Chapter structure (work in progress)

  1. Introduction.
  2. Classification of Art and Cultural Heritage Disputes.
  3. Parties:(i) Non-State Parties (including Artists, Trustees, Private Museums, Galleries, Auction Houses, Dealers, and Art Collectors); and (ii) State Parties (including Museums).
  4. Legal Relationships and Duties(including: Contract; Tort; Bailment; Agency; and in Equity i.e. Fiduciary Duties).
  5. Artists Rights and Intellectual Property.
  6. Misattribution of Art at Auction (including the problem of Duality and Conflicts of Interest, e.g. price – where an Auction House acts for both seller and buyer).
  7. Civil Fraud involving art (including: Deceit; Conspiracy; Unlawful Interference;  and Conversion).
  8. Equitable Claims (including: Breach of Trust; Breach of Fiduciary Duty; Knowing Receipt; and Dishonest Assistance).
  9. Liability throughothers (including: Attribution; Piercing the Corporate Veil; and Joint-liability in tort).
  10. Proof and Evidence at Trial.
  11. Civil Law Remedies(including: Disclosure Orders; Search Orders; Injunctions; Damages; Equitable Compensation; Proprietary Remedies; Tracing; Declarations;  and Restitution).
  12. Defences: (i) Contractual Defences– exclusion clauses;  and (ii) Procedural Defences including: (a)   Jurisdiction, Applicable Law (and rules of private international law – conflict of laws); (b)  Immunity from Forfeiture; (c) State Immunity Rules; and (d)  Limitation.
  13. Transnational Art Litigation(including International Trust Litigation).
  14. Cultural Heritage Law.
  15. International Humanitarian Law.
  16. The Law of Underwater Cultural Heritage (including Shipwrecks) and of Maritime Archaeology.
  17. Legal and moral claims for the return of cultural objects (including the repatriation of art stolen by the Nazis in Europe during WW2; and of cultural property stolen in Italy, Greece, Egypt, Africa, Iraq, Syria, Iran, India, China, Cambodia, Australia, and South America).
  18. Diplomatic Dispute Settlement and Inter-State Conciliation.
  19. Arbitration.
  20. Mediation.
  21. The psychology and dynamics of settlement, e. the motivations, risks (litigation, commercial, and reputational), and in a cultural heritage dispute – political opportunities, that typically drive parties to reach a settlement.
  22. Confidentiality.
  23. Mediation Ethics.
  24. Mediator Tools and Strategies.
  25. Constructing a matrix of: property; claims; interests; and values, in dispute.
  26. Designing a negotiation process (including agreeing negotiation ethics and principles).
  27. Developing a settlement road-map.
  28. Road-blocks.
  29. Innovating solutions by applying: fiduciary principles: norms; and practical ethics.
  30. Recording Terms of Agreement and Settlement.
  31. Conclusions – Toward a fiduciary theory of Art and Cultural Heritage.



Case Studies.

Taxonomy of norms.

Mediation Methodology (to be developed).


Mediation Agreements.

Commercial analysis (private art dispute).

Litigation risk analysis.

Position statements.

Confidential note for the mediator.

Dispute resolution matrix (i.e. framework of issues and social, political, and economic values), i.e. a map/blueprint of the dispute.
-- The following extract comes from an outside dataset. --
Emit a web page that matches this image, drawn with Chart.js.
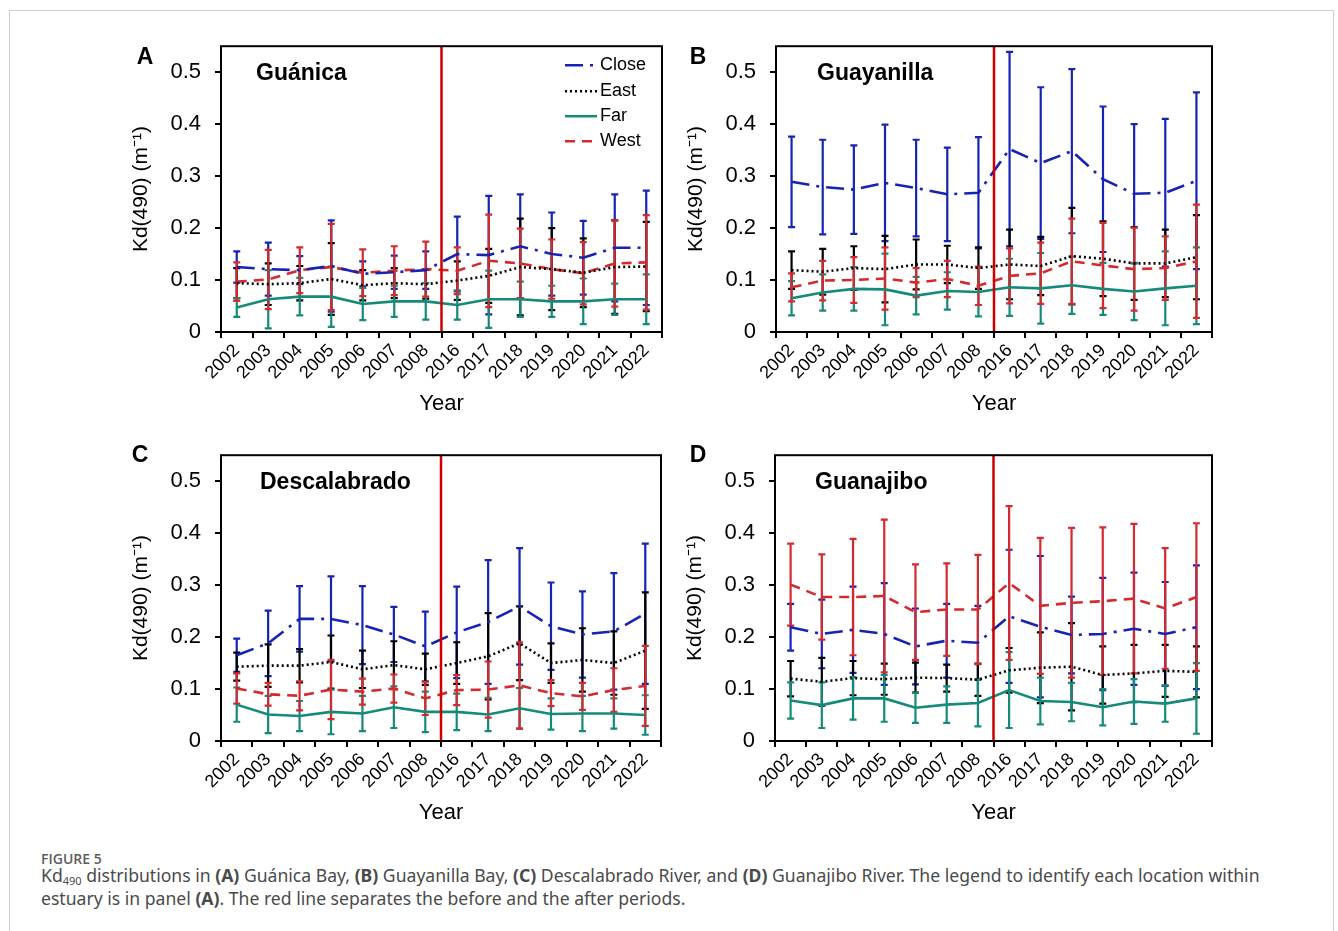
<!DOCTYPE html>
<html>
<head>
<meta charset="utf-8">
<script src="https://cdn.jsdelivr.net/npm/chart.js@4.4.0/dist/chart.umd.min.js"></script>
<style>
  body { margin: 0; background: #fff; width: 1338px; height: 931px; position: relative; overflow: hidden; }
  #frame { position: absolute; left: 9px; top: 10px; width: 1323px; height: 960px; border: 1px solid #cfcfcf; }
  canvas.panel { position: absolute; }
  #figlabel { position: absolute; left: 41px; top: 849px; font: 600 14px "Open Sans", sans-serif; color: #5c5c5c; }
  #caption { position: absolute; left: 41px; top: 864px; font: 17.6px "Noto Sans", sans-serif; line-height: 23px; color: #4a4a4a; white-space: nowrap; }
  #caption sub { font-size: 11px; vertical-align: -3px; line-height: 0; }
</style>
</head>
<body>
<div id="frame"></div>
<canvas id="chartA" class="panel" width="570" height="411" style="left:110px;top:19px"></canvas>
<canvas id="chartB" class="panel" width="570" height="411" style="left:665px;top:19px"></canvas>
<canvas id="chartC" class="panel" width="570" height="411" style="left:110px;top:428px"></canvas>
<canvas id="chartD" class="panel" width="570" height="411" style="left:664px;top:428px"></canvas>
<div id="figlabel">FIGURE 5</div>
<div id="caption">Kd<sub>490</sub> distributions in <b>(A)</b> Guánica Bay, <b>(B)</b> Guayanilla Bay, <b>(C)</b> Descalabrado River, and <b>(D)</b> Guanajibo River. The legend to identify each location within<br>estuary is in panel <b>(A)</b>. The red line separates the before and the after periods.</div>
<script>
// categories and axis
const years = ["2002", "2003", "2004", "2005", "2006", "2007", "2008", "2016", "2017", "2018", "2019", "2020", "2021", "2022"];
const seriesNames = ["Close", "East", "Far", "West"];
const yMax = 0.55;
const yStep = 0.1;

// A - Guánica
const guanicaCloseMean = [0.125, 0.121, 0.119, 0.127, 0.112, 0.115, 0.119, 0.150, 0.148, 0.165, 0.150, 0.143, 0.162, 0.162];
const guanicaCloseErr = [0.030, 0.051, 0.027, 0.088, 0.024, 0.032, 0.036, 0.072, 0.114, 0.100, 0.080, 0.071, 0.103, 0.110];
const guanicaEastMean = [0.094, 0.092, 0.094, 0.102, 0.090, 0.094, 0.092, 0.099, 0.108, 0.125, 0.121, 0.114, 0.125, 0.126];
const guanicaEastErr = [0.029, 0.040, 0.033, 0.069, 0.029, 0.029, 0.028, 0.037, 0.052, 0.093, 0.079, 0.066, 0.090, 0.086];
const guanicaFarMean = [0.047, 0.063, 0.068, 0.068, 0.054, 0.059, 0.059, 0.052, 0.063, 0.063, 0.059, 0.059, 0.063, 0.063];
const guanicaFarErr = [0.018, 0.056, 0.036, 0.058, 0.031, 0.030, 0.035, 0.028, 0.055, 0.034, 0.030, 0.044, 0.030, 0.048];
const guanicaWestMean = [0.097, 0.101, 0.119, 0.125, 0.114, 0.118, 0.121, 0.118, 0.137, 0.132, 0.121, 0.113, 0.132, 0.134];
const guanicaWestErr = [0.037, 0.057, 0.044, 0.083, 0.045, 0.047, 0.053, 0.045, 0.089, 0.067, 0.057, 0.060, 0.083, 0.091];

// B - Guayanilla
const guayanillaCloseMean = [0.289, 0.279, 0.274, 0.287, 0.277, 0.265, 0.268, 0.352, 0.325, 0.348, 0.294, 0.266, 0.268, 0.291];
const guayanillaCloseErr = [0.087, 0.091, 0.085, 0.112, 0.093, 0.090, 0.107, 0.187, 0.146, 0.158, 0.140, 0.134, 0.142, 0.170];
const guayanillaEastMean = [0.119, 0.116, 0.123, 0.121, 0.130, 0.130, 0.123, 0.130, 0.127, 0.146, 0.141, 0.132, 0.132, 0.144];
const guayanillaEastErr = [0.036, 0.044, 0.042, 0.064, 0.048, 0.036, 0.040, 0.067, 0.056, 0.093, 0.072, 0.070, 0.065, 0.081];
const guayanillaFarMean = [0.065, 0.076, 0.083, 0.082, 0.070, 0.079, 0.077, 0.086, 0.084, 0.090, 0.083, 0.078, 0.084, 0.089];
const guayanillaFarErr = [0.033, 0.035, 0.042, 0.069, 0.036, 0.036, 0.047, 0.055, 0.068, 0.055, 0.050, 0.055, 0.071, 0.074];
const guayanillaWestMean = [0.086, 0.099, 0.100, 0.103, 0.095, 0.102, 0.089, 0.108, 0.113, 0.136, 0.128, 0.121, 0.123, 0.136];
const guayanillaWestErr = [0.027, 0.038, 0.044, 0.060, 0.028, 0.035, 0.037, 0.053, 0.059, 0.082, 0.082, 0.080, 0.061, 0.109];

// C - Descalabrado
const descalabradoCloseMean = [0.165, 0.188, 0.235, 0.235, 0.223, 0.205, 0.182, 0.209, 0.229, 0.259, 0.221, 0.205, 0.211, 0.245];
const descalabradoCloseErr = [0.032, 0.063, 0.063, 0.082, 0.075, 0.053, 0.067, 0.088, 0.119, 0.112, 0.084, 0.083, 0.112, 0.135];
const descalabradoEastMean = [0.143, 0.145, 0.145, 0.152, 0.138, 0.146, 0.138, 0.150, 0.163, 0.188, 0.150, 0.156, 0.150, 0.174];
const descalabradoEastErr = [0.027, 0.041, 0.032, 0.051, 0.036, 0.046, 0.030, 0.040, 0.083, 0.071, 0.038, 0.061, 0.061, 0.112];
const descalabradoFarMean = [0.070, 0.051, 0.048, 0.056, 0.053, 0.065, 0.056, 0.056, 0.051, 0.063, 0.052, 0.053, 0.053, 0.050];
const descalabradoFarErr = [0.033, 0.036, 0.029, 0.043, 0.034, 0.040, 0.039, 0.035, 0.032, 0.039, 0.030, 0.034, 0.029, 0.038];
const descalabradoWestMean = [0.101, 0.090, 0.087, 0.099, 0.095, 0.101, 0.082, 0.098, 0.099, 0.107, 0.092, 0.086, 0.098, 0.106];
const descalabradoWestErr = [0.029, 0.022, 0.028, 0.057, 0.025, 0.027, 0.032, 0.029, 0.054, 0.083, 0.025, 0.026, 0.042, 0.077];

// D - Guanajibo
const guanajiboCloseMean = [0.219, 0.206, 0.214, 0.206, 0.182, 0.193, 0.189, 0.240, 0.220, 0.204, 0.206, 0.216, 0.206, 0.219];
const guanajiboCloseErr = [0.045, 0.066, 0.083, 0.098, 0.073, 0.071, 0.071, 0.128, 0.136, 0.074, 0.108, 0.108, 0.100, 0.119];
const guanajiboEastMean = [0.120, 0.114, 0.121, 0.119, 0.122, 0.121, 0.118, 0.136, 0.141, 0.143, 0.127, 0.130, 0.135, 0.133];
const guanajiboEastErr = [0.034, 0.046, 0.033, 0.030, 0.029, 0.026, 0.031, 0.043, 0.068, 0.084, 0.055, 0.055, 0.050, 0.049];
const guanajiboFarMean = [0.078, 0.069, 0.082, 0.082, 0.064, 0.070, 0.073, 0.098, 0.077, 0.075, 0.065, 0.076, 0.072, 0.082];
const guanajiboFarErr = [0.035, 0.044, 0.041, 0.045, 0.029, 0.035, 0.045, 0.073, 0.045, 0.037, 0.035, 0.043, 0.035, 0.068];
const guanajiboWestMean = [0.301, 0.277, 0.277, 0.279, 0.248, 0.253, 0.253, 0.304, 0.260, 0.266, 0.269, 0.274, 0.255, 0.277];
const guanajiboWestErr = [0.079, 0.082, 0.112, 0.147, 0.092, 0.089, 0.105, 0.148, 0.131, 0.144, 0.142, 0.144, 0.116, 0.142];

const FONT = "'Liberation Sans', Arial, sans-serif";
const seriesColors = ["#1624b4", "#000000", "#168a78", "#d42a2e"];
const seriesDash = [[18, 7, 3, 7], [2, 3], [], [10, 7]];

const panels = [
  { id: "chartA", letter: "A", title: "Guánica", padR: 18, titleDx: 35, letterX: 35, letterY: 39, legend: true,
    means: [guanicaCloseMean, guanicaEastMean, guanicaFarMean, guanicaWestMean],
    errs: [guanicaCloseErr, guanicaEastErr, guanicaFarErr, guanicaWestErr] },
  { id: "chartB", letter: "B", title: "Guayanilla", padR: 23, titleDx: 41, letterX: 33, letterY: 39, legend: false,
    means: [guayanillaCloseMean, guayanillaEastMean, guayanillaFarMean, guayanillaWestMean],
    errs: [guayanillaCloseErr, guayanillaEastErr, guayanillaFarErr, guayanillaWestErr] },
  { id: "chartC", letter: "C", title: "Descalabrado", padR: 19, titleDx: 39, letterX: 30, letterY: 28, legend: false,
    means: [descalabradoCloseMean, descalabradoEastMean, descalabradoFarMean, descalabradoWestMean],
    errs: [descalabradoCloseErr, descalabradoEastErr, descalabradoFarErr, descalabradoWestErr] },
  { id: "chartD", letter: "D", title: "Guanajibo", padR: 22, titleDx: 40, letterX: 34, letterY: 28, legend: false,
    means: [guanajiboCloseMean, guanajiboEastMean, guanajiboFarMean, guanajiboWestMean],
    errs: [guanajiboCloseErr, guanajiboEastErr, guanajiboFarErr, guanajiboWestErr] },
];

function makeExtras(p) {
  return {
    id: "kdExtras",
    beforeDatasetsDraw(chart) {
      // error bars under the lines
      const ctx = chart.ctx;
      const ys = chart.scales.y;
      ctx.save();
      ctx.lineWidth = 2.2;
      ctx.setLineDash([]);
      chart.data.datasets.forEach((ds, i) => {
        const meta = chart.getDatasetMeta(i);
        ctx.strokeStyle = ds.borderColor;
        meta.data.forEach((pt, j) => {
          const m = ds.data[j];
          const e = ds.errors[j];
          const yt = ys.getPixelForValue(m + e);
          const yb = ys.getPixelForValue(m - e);
          ctx.beginPath();
          ctx.moveTo(pt.x, yt);
          ctx.lineTo(pt.x, yb);
          ctx.moveTo(pt.x - 3.5, yt);
          ctx.lineTo(pt.x + 3.5, yt);
          ctx.moveTo(pt.x - 3.5, yb);
          ctx.lineTo(pt.x + 3.5, yb);
          ctx.stroke();
        });
      });
      ctx.restore();
    },
    afterDatasetsDraw(chart) {
      const ctx = chart.ctx;
      const xs = chart.scales.x;
      const a = chart.chartArea;
      // before / after separator
      const xSep = (xs.getPixelForValue(6) + xs.getPixelForValue(7)) / 2;
      ctx.save();
      ctx.strokeStyle = "#cc0000";
      ctx.lineWidth = 2.5;
      ctx.beginPath();
      ctx.moveTo(xSep, a.top);
      ctx.lineTo(xSep, a.bottom);
      ctx.stroke();
      ctx.restore();
    },
    afterDraw(chart) {
      const ctx = chart.ctx;
      const a = chart.chartArea;
      ctx.save();
      ctx.strokeStyle = "#000";
      ctx.lineWidth = 2;
      ctx.strokeRect(a.left, a.top, a.right - a.left, a.bottom - a.top);
      ctx.fillStyle = "#000";
      ctx.textBaseline = "middle";
      ctx.textAlign = "left";
      ctx.font = "bold 23px " + FONT;
      ctx.fillText(p.title, a.left + p.titleDx, a.top + 27);
      ctx.textAlign = "center";
      ctx.font = "bold 23px " + FONT;
      ctx.fillText(p.letter, p.letterX, p.letterY);
      if (p.legend) {
        ctx.font = "18px " + FONT;
        ctx.textAlign = "left";
        const rows = [19, 45, 70, 95];
        chart.data.datasets.forEach((ds, i) => {
          const yy = a.top + rows[i];
          ctx.strokeStyle = ds.borderColor;
          ctx.lineWidth = 2.5;
          ctx.setLineDash(ds.borderDash);
          ctx.beginPath();
          ctx.moveTo(a.right - 97, yy);
          ctx.lineTo(a.right - 65, yy);
          ctx.stroke();
          ctx.setLineDash([]);
          ctx.fillText(ds.label, a.right - 62, yy);
        });
      }
      ctx.restore();
    },
  };
}

Chart.defaults.font.family = FONT;
Chart.defaults.color = "#000";

panels.forEach((p) => {
  const datasets = seriesNames.map((name, i) => ({
    label: name,
    data: p.means[i],
    errors: p.errs[i],
    borderColor: seriesColors[i],
    borderWidth: 2.6,
    borderDash: seriesDash[i],
    borderCapStyle: "butt",
    pointRadius: 0,
    fill: false,
    tension: 0,
  }));
  new Chart(document.getElementById(p.id), {
    type: "line",
    data: { labels: years, datasets: datasets },
    plugins: [makeExtras(p)],
    options: {
      responsive: false,
      animation: false,
      layout: { padding: { top: 16, right: p.padR, left: 0, bottom: 0 } },
      plugins: { legend: { display: false }, tooltip: { enabled: false } },
      scales: {
        x: {
          type: "category",
          offset: true,
          border: { display: false },
          grid: { offset: true, drawOnChartArea: false, drawTicks: true, tickLength: 6, color: "#000", lineWidth: 2 },
          ticks: { autoSkip: false, maxRotation: 45, minRotation: 45, padding: 2, font: { size: 18 }, color: "#000" },
          title: { display: true, text: "Year", font: { size: 22 }, color: "#000", padding: { top: 0, bottom: 13 } },
          afterFit: (s) => { s.height = 98; },
        },
        y: {
          min: 0,
          max: yMax,
          border: { display: false },
          grid: { drawOnChartArea: false, drawTicks: true, tickLength: 6, color: "#000", lineWidth: 2 },
          ticks: { stepSize: yStep, includeBounds: false, padding: 14, font: { size: 22 }, color: "#000" },
          title: { display: true, text: "Kd(490) (m\u207B\u00B9)", font: { size: 21 }, color: "#000", padding: { top: 19, bottom: 0 } },
          afterFit: (s) => { s.width = 111; },
        },
      },
    },
  });
});
</script>
</body>
</html>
Project management work break-down structure (Venn diagram), i.e. to show  the relationship between issues and values in dispute.

Dispute resolution critical path analysis, i.e. to agree negotiation milestone events.
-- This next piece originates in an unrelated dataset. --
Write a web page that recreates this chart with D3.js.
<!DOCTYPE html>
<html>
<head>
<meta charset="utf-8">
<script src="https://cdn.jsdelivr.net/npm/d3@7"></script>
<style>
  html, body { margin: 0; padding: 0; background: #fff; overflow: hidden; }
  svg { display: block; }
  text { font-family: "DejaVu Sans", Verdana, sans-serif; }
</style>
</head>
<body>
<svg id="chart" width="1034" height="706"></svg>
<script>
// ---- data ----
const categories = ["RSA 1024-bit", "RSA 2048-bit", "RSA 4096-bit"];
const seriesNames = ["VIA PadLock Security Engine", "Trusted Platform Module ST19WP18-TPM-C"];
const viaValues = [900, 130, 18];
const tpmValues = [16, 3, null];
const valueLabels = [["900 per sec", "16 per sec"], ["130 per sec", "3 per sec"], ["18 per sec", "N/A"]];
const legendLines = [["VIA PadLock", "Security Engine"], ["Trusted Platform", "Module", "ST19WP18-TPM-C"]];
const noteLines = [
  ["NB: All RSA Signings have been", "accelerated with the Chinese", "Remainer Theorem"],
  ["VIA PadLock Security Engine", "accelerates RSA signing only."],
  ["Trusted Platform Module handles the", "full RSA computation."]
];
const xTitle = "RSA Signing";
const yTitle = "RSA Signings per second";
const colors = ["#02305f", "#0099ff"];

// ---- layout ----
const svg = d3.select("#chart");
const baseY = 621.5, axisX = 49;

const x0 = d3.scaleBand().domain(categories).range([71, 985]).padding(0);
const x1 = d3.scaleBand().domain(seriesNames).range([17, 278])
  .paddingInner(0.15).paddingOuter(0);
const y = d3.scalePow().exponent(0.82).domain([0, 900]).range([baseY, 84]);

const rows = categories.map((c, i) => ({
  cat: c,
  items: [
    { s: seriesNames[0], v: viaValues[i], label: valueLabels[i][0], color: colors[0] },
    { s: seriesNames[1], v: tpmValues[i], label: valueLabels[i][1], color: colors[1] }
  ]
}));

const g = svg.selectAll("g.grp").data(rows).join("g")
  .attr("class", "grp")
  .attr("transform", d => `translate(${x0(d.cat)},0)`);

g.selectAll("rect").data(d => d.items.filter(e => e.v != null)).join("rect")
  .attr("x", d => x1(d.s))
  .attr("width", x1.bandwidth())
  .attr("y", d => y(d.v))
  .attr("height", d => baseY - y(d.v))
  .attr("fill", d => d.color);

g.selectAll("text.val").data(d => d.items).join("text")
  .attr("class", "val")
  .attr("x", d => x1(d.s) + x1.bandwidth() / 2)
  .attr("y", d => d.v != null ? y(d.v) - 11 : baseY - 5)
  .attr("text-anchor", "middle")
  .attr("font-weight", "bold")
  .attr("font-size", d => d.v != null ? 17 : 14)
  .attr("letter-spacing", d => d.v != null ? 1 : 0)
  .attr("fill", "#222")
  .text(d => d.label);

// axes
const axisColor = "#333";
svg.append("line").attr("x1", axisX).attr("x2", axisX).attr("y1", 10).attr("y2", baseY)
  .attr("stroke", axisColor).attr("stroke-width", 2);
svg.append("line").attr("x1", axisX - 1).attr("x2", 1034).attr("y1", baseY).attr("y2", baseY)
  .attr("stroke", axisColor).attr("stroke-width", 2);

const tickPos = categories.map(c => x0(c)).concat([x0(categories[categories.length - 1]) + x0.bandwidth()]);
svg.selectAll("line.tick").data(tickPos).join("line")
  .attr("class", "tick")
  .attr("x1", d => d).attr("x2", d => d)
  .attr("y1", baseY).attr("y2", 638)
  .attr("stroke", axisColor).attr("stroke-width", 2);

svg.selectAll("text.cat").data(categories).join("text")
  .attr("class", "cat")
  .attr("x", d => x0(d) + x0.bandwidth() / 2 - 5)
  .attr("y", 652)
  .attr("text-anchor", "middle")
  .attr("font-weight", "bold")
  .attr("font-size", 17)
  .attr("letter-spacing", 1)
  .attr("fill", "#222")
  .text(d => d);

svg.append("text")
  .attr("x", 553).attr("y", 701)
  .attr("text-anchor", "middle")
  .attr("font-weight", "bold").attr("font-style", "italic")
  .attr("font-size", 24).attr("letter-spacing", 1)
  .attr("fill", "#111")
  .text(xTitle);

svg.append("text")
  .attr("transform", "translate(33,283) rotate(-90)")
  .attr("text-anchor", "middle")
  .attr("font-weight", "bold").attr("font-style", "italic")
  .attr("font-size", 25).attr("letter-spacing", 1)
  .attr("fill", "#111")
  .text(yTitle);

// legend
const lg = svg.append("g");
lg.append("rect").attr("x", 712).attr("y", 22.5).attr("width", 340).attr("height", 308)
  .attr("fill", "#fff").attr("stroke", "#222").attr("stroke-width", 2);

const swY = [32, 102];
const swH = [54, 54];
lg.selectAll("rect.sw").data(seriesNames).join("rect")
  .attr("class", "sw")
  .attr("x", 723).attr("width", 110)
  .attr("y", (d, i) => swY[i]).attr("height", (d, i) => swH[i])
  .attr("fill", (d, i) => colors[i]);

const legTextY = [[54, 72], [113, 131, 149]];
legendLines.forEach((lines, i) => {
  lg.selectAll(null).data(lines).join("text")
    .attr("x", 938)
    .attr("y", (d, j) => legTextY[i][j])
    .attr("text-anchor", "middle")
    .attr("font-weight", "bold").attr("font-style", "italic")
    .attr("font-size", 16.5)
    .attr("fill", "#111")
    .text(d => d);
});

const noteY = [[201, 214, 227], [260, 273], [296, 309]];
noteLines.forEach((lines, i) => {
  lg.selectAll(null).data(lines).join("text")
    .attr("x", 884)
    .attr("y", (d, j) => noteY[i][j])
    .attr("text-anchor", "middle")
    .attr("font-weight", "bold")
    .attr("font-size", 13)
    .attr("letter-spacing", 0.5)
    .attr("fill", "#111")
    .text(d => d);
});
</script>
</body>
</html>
Joint statement of aims and negotiation principles.

Settlement roadmap for implementation.

MOU’s & Settlement Agreements.

Practice Notes (to be contributed by other practitioners)

How the Art market is structured and works (including: auctions; private treaty sales; the complexities and nuances of art market practice; the illicit market; business ethics and reputational risk management in theory and practice).

Art Due Diligence (including forensic tests and analysis).

Art Crime and Offences (including: False Representations and Deception; Failure to Disclose Information; Theft; Smuggling; and Offences under the Forgery and Counterfeiting Act 1981; and Fraud Act 2006).

ICOM-WIPO Art and Cultural Heritage Mediation.